My eyes went straightaway to the prettiest pig-tailed gal I had ever seen in my 16 years of relative inexperience with the opposite sex. But the expectation of the crowd made me turn my attention back to noodling. The lucky shirt worked again: I pulled a six or seven pounder out of the hole. And for some reason, I was glad that the girl was watching.

Thusly inspired, I found another promising hole just a short way downstream and prepared to amaze and astonish again. This time I very confidently ran my arm fully into the hole and without the slightest hesitation I brought my hand down, expecting either a mud floor or a turtle carapace.

What my bare hand encountered instead, was a cold, writhing mass of water snakes. And worse, they had only one escape route which I was blocking with my face.

Before I could gather my feet under me and push away, they streamed out of the hole and slithered over my shoulders and around my face. 

I issued a short but embarrassingly shrill scream, which was thankfully muffled by the simultaneous collective gasps from the onlookers. My vocal response to the incident was definitely not befitting a seasoned turtle noodler. 

As I rose up out of the muddy water to a standing position I could see that the crowd was terrified for me. I told them in the most confident and calm tone I could muster that I was fine. 

Without hesitation, one older man in bib overalls ran down the bank and wading right up to me said: “Stand real still son.”
He grabbed the collar of my plaid long-sleeved Woolrich “lucky” shirt and ripped it wide open. Buttons flew through the air and a snake fell from just above my belt right into the water and swam away.

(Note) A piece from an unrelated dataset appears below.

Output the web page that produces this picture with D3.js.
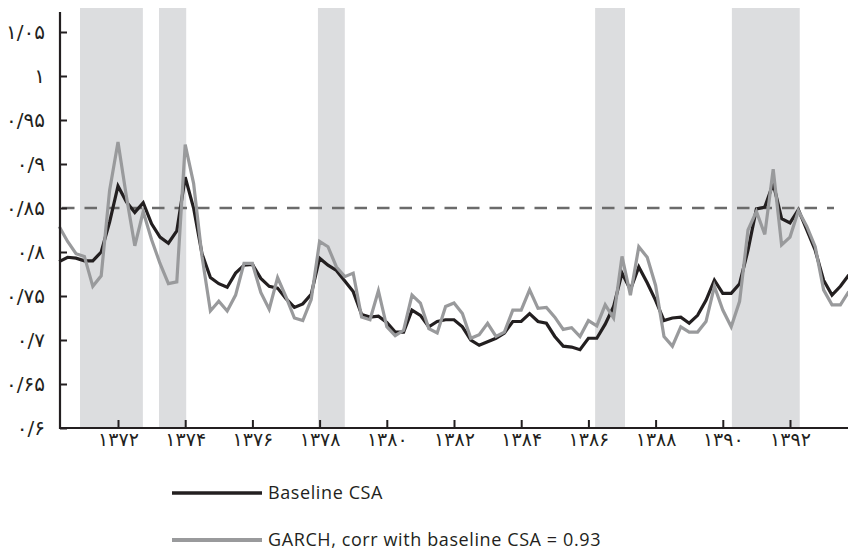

When I got up onto the bank all of the people who had witnessed this incident showed their concern with kind words. Shortly, everyone started walking back in the direction they had come.

The young lady that had caught my eye just before the snake calamity, turned and looked back at me with the sweetest smile that I had ever seen.

Well, that was the very last time that I ever noodled for a snapping turtle. But I wasn’t too upset about it – I now had a new interest in life, and she had pig-tails.